**BRIEF:**
Wherever the string "React" appears in the listing, copy that line.

**PROVIDED MATERIAL:**
-*-*-

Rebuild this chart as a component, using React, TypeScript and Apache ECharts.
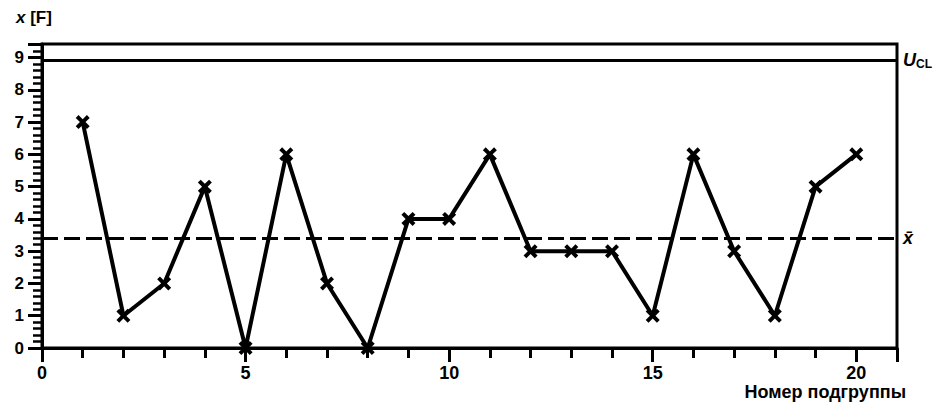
import React, { useEffect, useRef } from "react";
import * as echarts from "echarts";

const subgroups = [1, 2, 3, 4, 5, 6, 7, 8, 9, 10, 11, 12, 13, 14, 15, 16, 17, 18, 19, 20];
const values = [7, 1, 2, 5, 0, 6, 2, 0, 4, 4, 6, 3, 3, 3, 1, 6, 3, 1, 5, 6];
const UCL = 8.93;
const MEAN = 3.4;
const X_MAX = 21;
const Y_MAX = 9.42;

const FONT = "Liberation Sans";
const X_SYMBOL =
  "path://M0,2L2,0L5,3L8,0L10,2L7,5L10,8L8,10L5,7L2,10L0,8L3,5Z";

export default function App() {
  const ref = useRef<HTMLDivElement>(null);
  useEffect(() => {
    if (!ref.current) return;
    const chart = echarts.init(ref.current, undefined, { renderer: "svg" });
    const axisLine = { show: true, lineStyle: { color: "#000", width: 3 } };
    const data = subgroups.map((s, i) => [s, values[i]]);
    chart.setOption({
      animation: false,
      backgroundColor: "#fff",
      grid: {
        left: 42,
        right: 41,
        top: 44,
        bottom: 54,
        show: true,
        borderColor: "#000",
        borderWidth: 3,
        backgroundColor: "transparent",
      },
      xAxis: [
        {
          type: "value",
          min: 0,
          max: X_MAX,
          interval: 5,
          axisLine,
          splitLine: { show: false },
          axisTick: { show: true, length: 14, lineStyle: { color: "#000", width: 3 } },
          axisLabel: {
            margin: 16,
            color: "#000",
            fontFamily: FONT,
            fontWeight: "bold",
            fontSize: 18,
            formatter: (v: number) => (v % 5 === 0 ? String(v) : ""),
          },
        },
        {
          type: "value",
          position: "bottom",
          min: 0,
          max: X_MAX,
          interval: 1,
          axisLine,
          splitLine: { show: false },
          axisTick: { show: true, length: 10, lineStyle: { color: "#000", width: 3 } },
          axisLabel: { show: false },
        },
      ],
      yAxis: [
        {
          type: "value",
          position: "left",
          min: 0,
          max: Y_MAX,
          interval: 1,
          axisLine,
          splitLine: { show: false },
          minorSplitLine: { show: false },
          axisTick: { show: true, length: 14, lineStyle: { color: "#000", width: 3 } },
          minorTick: {
            show: true,
            splitNumber: 5,
            length: 9,
            lineStyle: { color: "#000", width: 2.5 },
          },
          axisLabel: {
            margin: 18,
            color: "#000",
            fontFamily: FONT,
            fontWeight: "bold",
            fontSize: 17,
            formatter: (v: number) => (Number.isInteger(v) ? String(v) : ""),
          },
        },
      ],
      graphic: [
        {
          type: "text",
          left: 16,
          top: 9,
          style: {
            text: "{i|x} [F]",
            fill: "#000",
            font: `bold 17px "${FONT}"`,
            rich: {
              i: { fontStyle: "italic", fontWeight: "bold", fontSize: 17, fontFamily: FONT },
            },
          },
        },
        {
          type: "text",
          right: 32,
          bottom: 1,
          style: {
            text: "Номер подгруппы",
            fill: "#000",
            font: `bold 18px "${FONT}"`,
          },
        },
      ],
      series: [
        {
          type: "line",
          data,
          xAxisIndex: 0,
          yAxisIndex: 0,
          symbol: X_SYMBOL,
          symbolSize: 14,
          lineStyle: { color: "#000", width: 4 },
          itemStyle: { color: "#000" },
          markLine: {
            silent: true,
            symbol: "none",
            data: [
              {
                yAxis: UCL,
                lineStyle: { color: "#000", width: 3, type: "solid" },
                label: {
                  show: true,
                  position: "end",
                  distance: 6,
                  formatter: "{u|U}{s|CL}",
                  rich: {
                    u: {
                      fontStyle: "italic",
                      fontWeight: "bold",
                      fontSize: 18,
                      fontFamily: FONT,
                      color: "#000",
                    },
                    s: {
                      fontWeight: "bold",
                      fontSize: 12,
                      fontFamily: FONT,
                      color: "#000",
                      verticalAlign: "bottom",
                      padding: [8, 0, 0, 0],
                    },
                  },
                },
              },
              {
                yAxis: MEAN,
                lineStyle: { color: "#000", width: 3, type: [16, 6] },
                label: {
                  show: true,
                  position: "end",
                  distance: 6,
                  formatter: "x̄",
                  color: "#000",
                  fontStyle: "italic",
                  fontWeight: "bold",
                  fontSize: 18,
                  fontFamily: FONT,
                },
              },
            ],
          },
        },
      ],
    });
    return () => chart.dispose();
  }, []);
  return (
    <div
      ref={ref}
      style={{ position: "fixed", left: 0, top: 0, width: 938, height: 402 }}
    />
  );
}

-*-*-

**SOLUTION TO THE EXERCISE:**
Rebuild this chart as a component, using React, TypeScript and Apache ECharts.
import React, { useEffect, useRef } from "react";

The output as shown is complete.